GIVEN RECORDS>
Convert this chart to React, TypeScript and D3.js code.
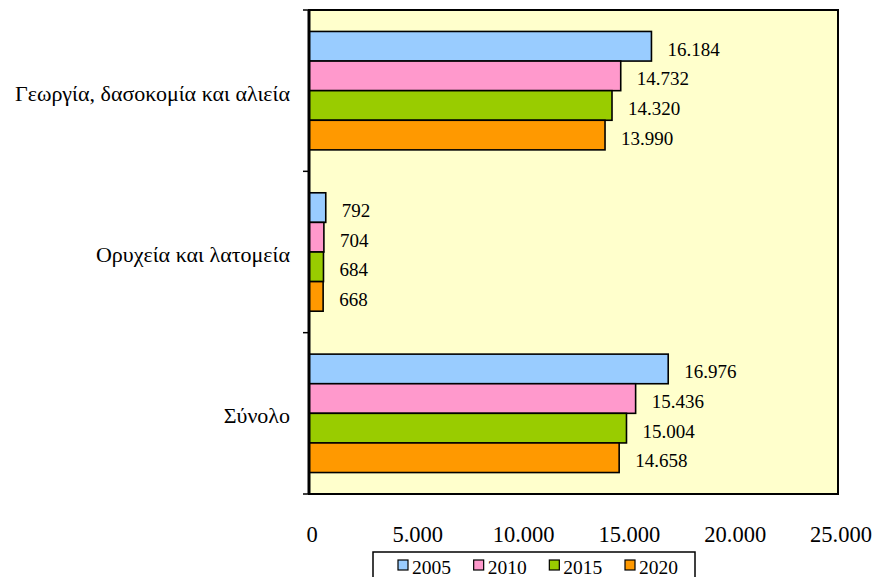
--
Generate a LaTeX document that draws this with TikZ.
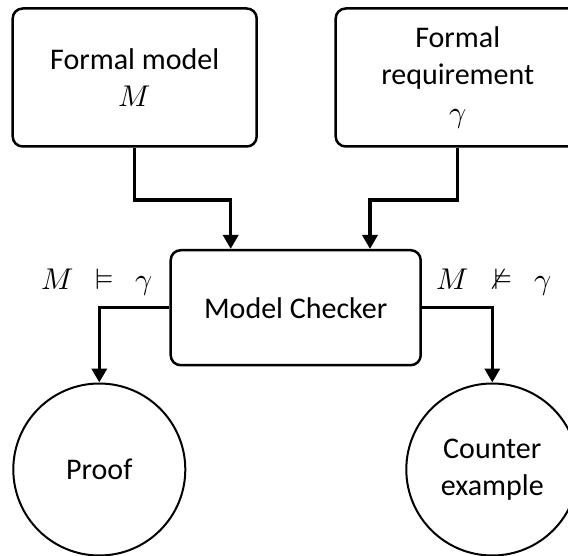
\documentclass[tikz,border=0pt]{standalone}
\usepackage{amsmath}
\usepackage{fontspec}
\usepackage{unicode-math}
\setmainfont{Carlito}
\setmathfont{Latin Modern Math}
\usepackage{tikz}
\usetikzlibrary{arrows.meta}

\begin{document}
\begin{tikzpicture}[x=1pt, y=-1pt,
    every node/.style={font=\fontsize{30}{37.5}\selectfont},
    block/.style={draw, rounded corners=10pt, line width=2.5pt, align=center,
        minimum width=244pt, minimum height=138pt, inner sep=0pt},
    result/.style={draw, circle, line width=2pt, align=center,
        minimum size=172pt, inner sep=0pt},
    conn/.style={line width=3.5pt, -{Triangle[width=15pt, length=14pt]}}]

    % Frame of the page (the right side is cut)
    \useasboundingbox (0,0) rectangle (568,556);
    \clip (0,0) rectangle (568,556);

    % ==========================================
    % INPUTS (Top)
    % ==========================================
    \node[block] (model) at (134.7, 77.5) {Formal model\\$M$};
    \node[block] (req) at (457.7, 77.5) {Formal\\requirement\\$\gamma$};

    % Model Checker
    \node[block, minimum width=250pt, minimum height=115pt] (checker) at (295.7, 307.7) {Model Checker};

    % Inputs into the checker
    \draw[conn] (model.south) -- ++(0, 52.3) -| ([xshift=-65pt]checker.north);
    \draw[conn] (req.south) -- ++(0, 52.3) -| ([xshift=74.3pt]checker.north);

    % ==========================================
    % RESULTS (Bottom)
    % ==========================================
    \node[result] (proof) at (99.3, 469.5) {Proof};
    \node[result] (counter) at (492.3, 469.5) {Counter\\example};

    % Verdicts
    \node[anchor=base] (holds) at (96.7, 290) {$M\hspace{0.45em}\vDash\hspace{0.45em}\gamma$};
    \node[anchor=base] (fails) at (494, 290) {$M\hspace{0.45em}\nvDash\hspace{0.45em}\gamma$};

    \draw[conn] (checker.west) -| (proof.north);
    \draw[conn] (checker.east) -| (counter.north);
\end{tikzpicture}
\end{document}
...
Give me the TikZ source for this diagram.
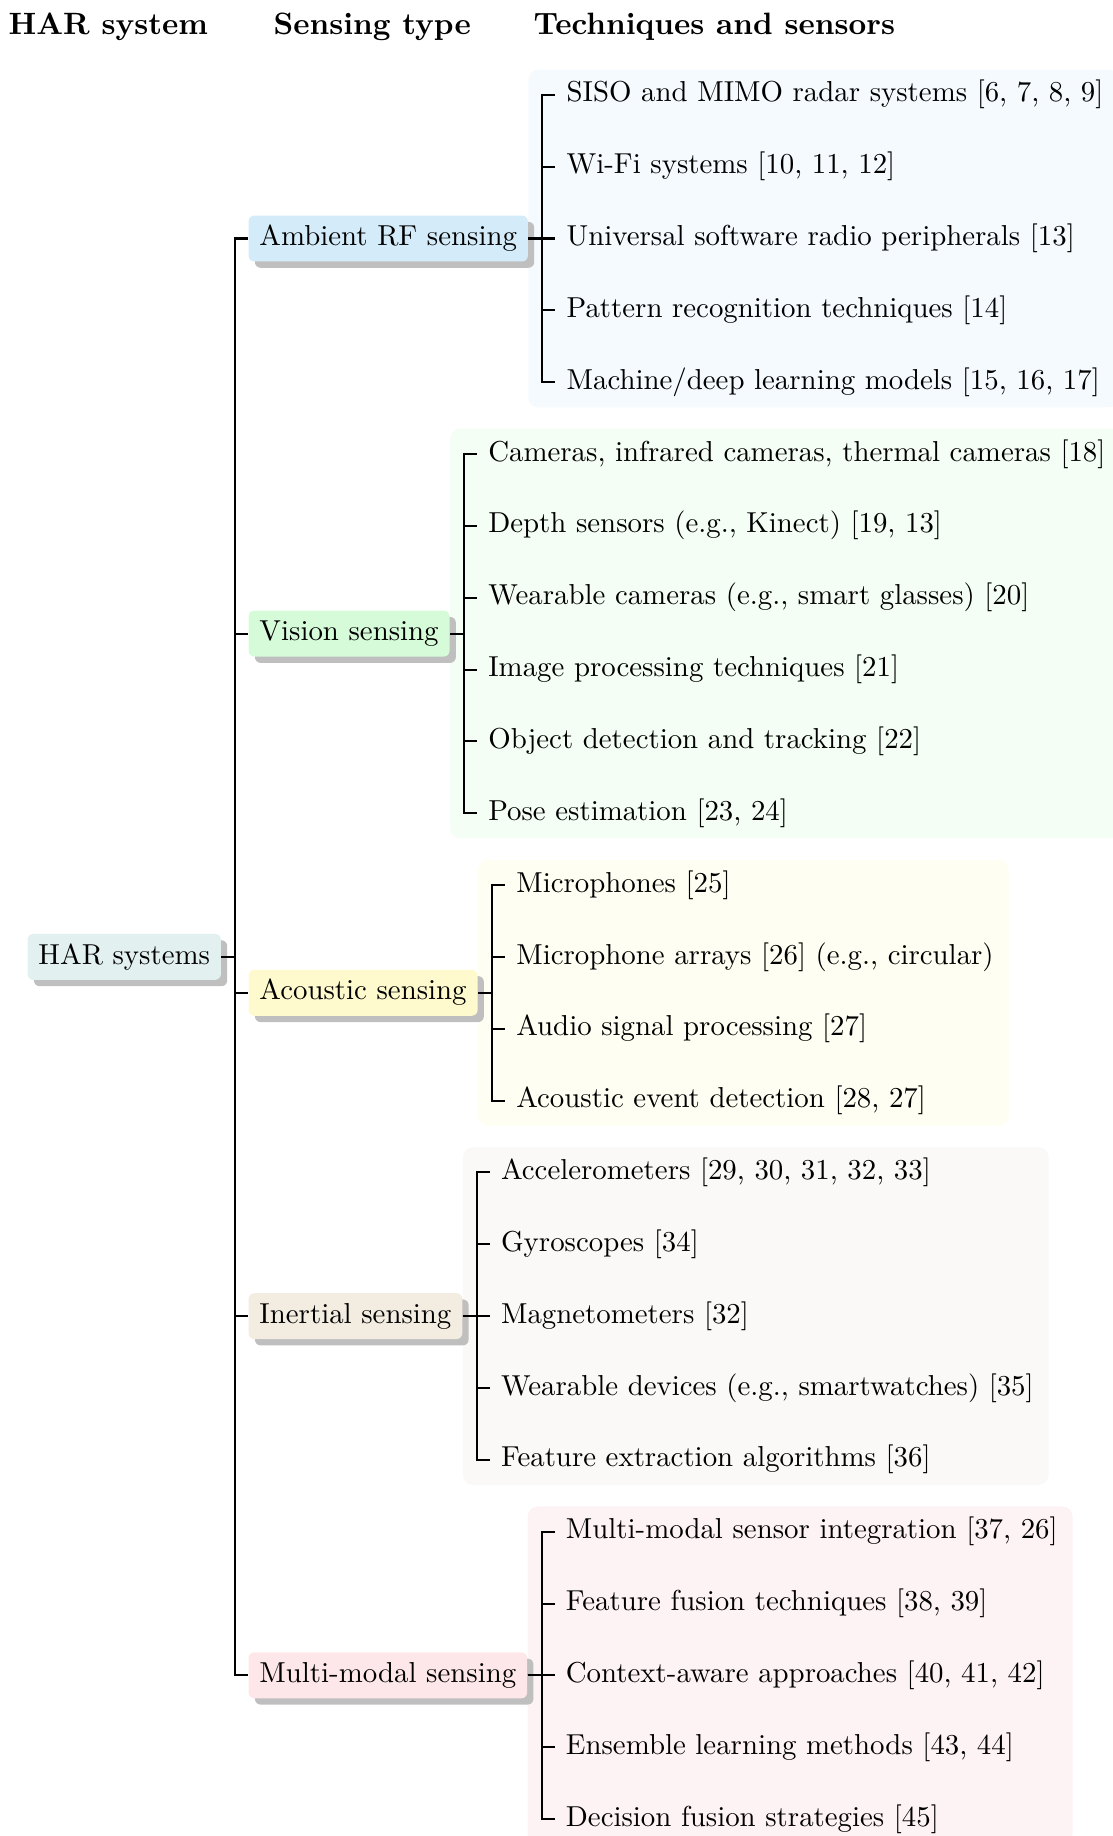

OBJECTIVE>
Pictures are not part of the copy. Reproduce the lines from the one containing "Generate a LaTeX" through the one containing "at (494, 290)", exactly and nothing more.

RIGHT ANSWER>
Generate a LaTeX document that draws this with TikZ.
\documentclass[tikz,border=0pt]{standalone}
\usepackage{amsmath}
\usepackage{fontspec}
\usepackage{unicode-math}
\setmainfont{Carlito}
\setmathfont{Latin Modern Math}
\usepackage{tikz}
\usetikzlibrary{arrows.meta}

\begin{document}
\begin{tikzpicture}[x=1pt, y=-1pt,
    every node/.style={font=\fontsize{30}{37.5}\selectfont},
    block/.style={draw, rounded corners=10pt, line width=2.5pt, align=center,
        minimum width=244pt, minimum height=138pt, inner sep=0pt},
    result/.style={draw, circle, line width=2pt, align=center,
        minimum size=172pt, inner sep=0pt},
    conn/.style={line width=3.5pt, -{Triangle[width=15pt, length=14pt]}}]

    % Frame of the page (the right side is cut)
    \useasboundingbox (0,0) rectangle (568,556);
    \clip (0,0) rectangle (568,556);

    % ==========================================
    % INPUTS (Top)
    % ==========================================
    \node[block] (model) at (134.7, 77.5) {Formal model\\$M$};
    \node[block] (req) at (457.7, 77.5) {Formal\\requirement\\$\gamma$};

    % Model Checker
    \node[block, minimum width=250pt, minimum height=115pt] (checker) at (295.7, 307.7) {Model Checker};

    % Inputs into the checker
    \draw[conn] (model.south) -- ++(0, 52.3) -| ([xshift=-65pt]checker.north);
    \draw[conn] (req.south) -- ++(0, 52.3) -| ([xshift=74.3pt]checker.north);

    % ==========================================
    % RESULTS (Bottom)
    % ==========================================
    \node[result] (proof) at (99.3, 469.5) {Proof};
    \node[result] (counter) at (492.3, 469.5) {Counter\\example};

    % Verdicts
    \node[anchor=base] (holds) at (96.7, 290) {$M\hspace{0.45em}\vDash\hspace{0.45em}\gamma$};
    \node[anchor=base] (fails) at (494, 290) {$M\hspace{0.45em}\nvDash\hspace{0.45em}\gamma$};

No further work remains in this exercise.